Moore Global Network Limited
- Company type: Global network of independent member firms
- Industry: Accounting Professional Services Tax Consulting
- Founded: 1907
- Headquarters: Fourth & Fifth Floors 14-15 Lower Grosvenor Place London, SW1W 0EX United Kingdom (International Executive Office)
- Key people: Anton Colella, Global CEO
- Products: Professional Services
- Number of employees: 30,000+ (2018)
- Website: www.moore-global.com

= Moore Global =

Global accountancy and consulting network

Logo of the network prior to its rebranding

Moore Global (officially Moore Global Network Limited) is a global accountancy, advisory and consulting network of independent firms with its headquarters in London. Moore Global is ranked by the International Accounting Bulletin (IAB) as the 12th accountancy network in the world. The Moore Global Network consists of over 37,000 people across 119 countries.

== History ==
The Moore Global network traces its origins back to a small auditing, tax consulting and insolvency practice set up by Harold Moore and Albert Partridge in 1907. Moore, Partridge & Co occupied a building not far from the Guildhall in the heart of the City of London, evolving steadily until the outbreak of war in 1914. By the end of the conflict, Albert Partridge had left and the business entered a new phase of growth.

In 1918 Harold Moore formed Moore, Stephens & Co with John Robinson Stephens, who had managed the firm while his new business partner served in the Royal Flying Corps in the First World War. The name was shortened to Moore Stephens in 1986, then evolved again when the global network rebranded as Moore in 2019.

In 1921, the firm opened an office in Glasgow and established Moore, Cross & Co. in Brazil a year later. Shortly afterwards, the firm started to develop close relations with the Greek shipping community, which continue to this day. The initial international push revolved the need to meet specific shipping client requirements. Over time, these offices diversified to offer services to a wide range of industries.

In 1968 the Moore Stephens International network was formally established and by 1979 there were member firms in most of the world's main economies.

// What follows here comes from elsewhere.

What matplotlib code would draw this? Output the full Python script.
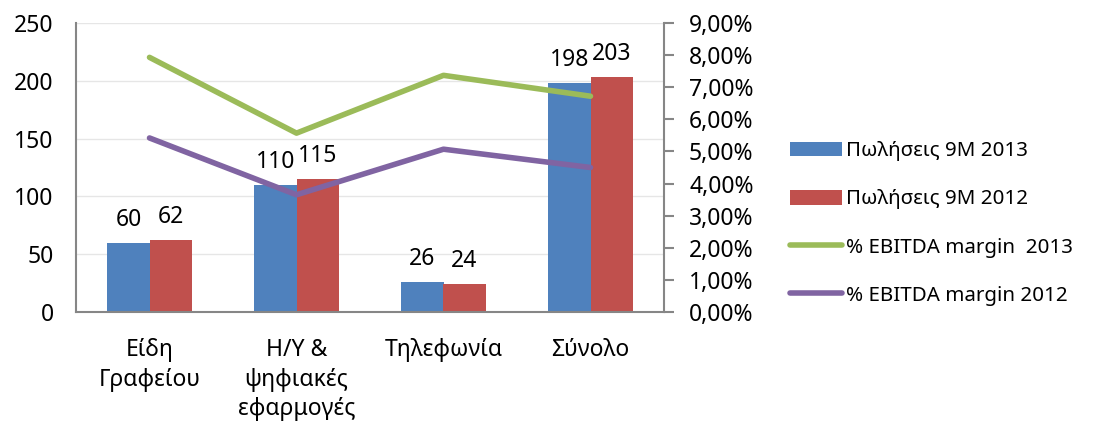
import matplotlib
matplotlib.use("Agg")
import matplotlib.pyplot as plt
import numpy as np
from matplotlib.ticker import FuncFormatter, MultipleLocator

plt.rcParams['font.family'] = ['Noto Sans', 'DejaVu Sans']

categories = ["Είδη\nΓραφείου", "H/Y &\nψηφιακές\nεφαρμογές", "Τηλεφωνία", "Σύνολο"]
sales_2013 = [60, 110, 26, 198]
sales_2012 = [62, 115, 24, 203]
ebitda_2013 = [7.93, 5.57, 7.37, 6.72]
ebitda_2012 = [5.42, 3.65, 5.07, 4.50]
labels = ["Πωλήσεις 9M 2013", "Πωλήσεις 9M 2012", "% EBITDA margin  2013", "% EBITDA margin 2012"]

FS = 16.5
LFS = 14.8

fig = plt.figure(figsize=(10.95, 4.23), dpi=100)
ax = fig.add_axes([76/1095, (423-312)/423, 588/1095, 289/423])
ax2 = ax.twinx()

x = np.arange(len(categories))
w = 0.286
b1 = ax.bar(x - w/2, sales_2013, w, color="#4F81BD", label=labels[0], zorder=2)
b2 = ax.bar(x + w/2, sales_2012, w, color="#C0504D", label=labels[1], zorder=2)
for bars in (b1, b2):
    for r in bars:
        ax.annotate(f"{int(r.get_height())}", (r.get_x() + r.get_width()/2, r.get_height()),
                    xytext=(0, 8), textcoords="offset points", ha="center", va="bottom",
                    fontsize=FS, color="black")

l1, = ax2.plot(x, ebitda_2013, color="#9BBB59", lw=4, label=labels[2], solid_capstyle="round")
l2, = ax2.plot(x, ebitda_2012, color="#8064A2", lw=4, label=labels[3], solid_capstyle="round")

ax.set_xlim(-0.5, 3.5)
ax.set_ylim(0, 250)
ax.yaxis.set_major_locator(MultipleLocator(50))
ax2.set_ylim(0, 9)
ax2.yaxis.set_major_locator(MultipleLocator(1))
ax2.yaxis.set_major_formatter(FuncFormatter(lambda v, p: f"{v:.2f}%".replace(".", ",")))

ax.grid(axis="y", color="#E6E6E6", lw=1, zorder=0)
ax.set_axisbelow(True)
for s in ["top", "right"]:
    ax.spines[s].set_visible(False)
ax2.spines["top"].set_visible(False)
ax2.spines["left"].set_visible(False)
ax2.spines["bottom"].set_visible(False)
for sp in (ax2.spines["right"], ax.spines["left"], ax.spines["bottom"]):
    sp.set_color("#868686")
    sp.set_linewidth(1.5)

ax.set_xticks(x)
ax.set_xticklabels(categories, fontsize=FS, linespacing=1.3)
ax.tick_params(axis="x", length=0, pad=19)
ax.tick_params(axis="y", length=0, labelsize=FS, pad=16)
ax2.tick_params(axis="y", length=7, width=1.5, color="#868686", labelsize=FS, pad=11)

handles = [b1, b2, l1, l2]
fig.legend(handles, labels, loc="upper left", bbox_to_anchor=(782/1095, 1 - 133/423),
           frameon=False, fontsize=LFS, handlelength=2.5, handleheight=0.72, handletextpad=0.2,
           labelspacing=1.37, borderaxespad=0)

fig.savefig("out.png", dpi=100)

A third generation of the Moore family, Richard, took on the task of developing the network, becoming chairman of Moore Stephens International in 2004. He stepped down at the end of 2019, having seen through the successful transition to the Moore Global network in 2019.

== Operations ==
Focused on cross-continent work with roots in local communities, and with member firms in 119 countries led by experts in several sectors, Moore Global supports clients in the following areas:

| Sectors | Services |
|---|---|
| Food & Agriculture | Audit & Assurance |
| Media & Entertainment | Business Consultancy |
| Aviation | Business Restructuring & Insolvency |
| Financial Services | Corporate Finance |
| Charity & Not-for-profit | Financial Services & Wealth Management |
| Education | Forensic & Litigation Support |
| Energy, Mining & Renewables | Governance, Risk & Internal Audit |
| Healthcare | IT Consultancy |
| Leisure & Hospitality | Legal Services |
| Donor Funded Services | Outsourcing |
| Manufacturing & Distribution | Tax |
| Private Clients & Family Offices | Trusts & Estates |
| Professional Services |  |
| Public Sector & Government |  |
| Real Estate & Construction |  |
| Maritime |  |
| Technology |  |
| Transport & Logistics |  |

== Leadership Programs ==
With a focus on supporting and growing leaders across the network, Moore Global executes a variety of programs available to its member firms.

=== Moore Ambition ===
With a focus on supporting the growth of young leaders, Moore Global launched Moore Ambition in 2020. With an initial intake of 147 individuals in 2020, the program has seen significant growth and enrolled 1000+ participants from across the globe to Moore Ambition 2022. Young leaders across member firms enrolled in the program attend workshops and learn key leadership skills with senior experts to inspire innovation and encourage entrepreneurship. There is a strong emphasis on international collaboration, with participants working in groups across geographic boundaries on projects with real-world applications.

=== Harvard Moore Executive Leadership Program ===
Moore Global launched a partnership with Harvard Business School to provide more experienced professionals within the Moore network a unique learning experience with Harvard's notable faculty. The programme is specifically tailored for the Moore Global Network and uses Harvard's standard-setting case study approach that focuses on the management practices of successful service firms. On completion, participants understand how to develop go-to-market strategies and create breakthrough ideas. The programme includes a 101 option, a 201 option, and a 301 option for alumni of the program.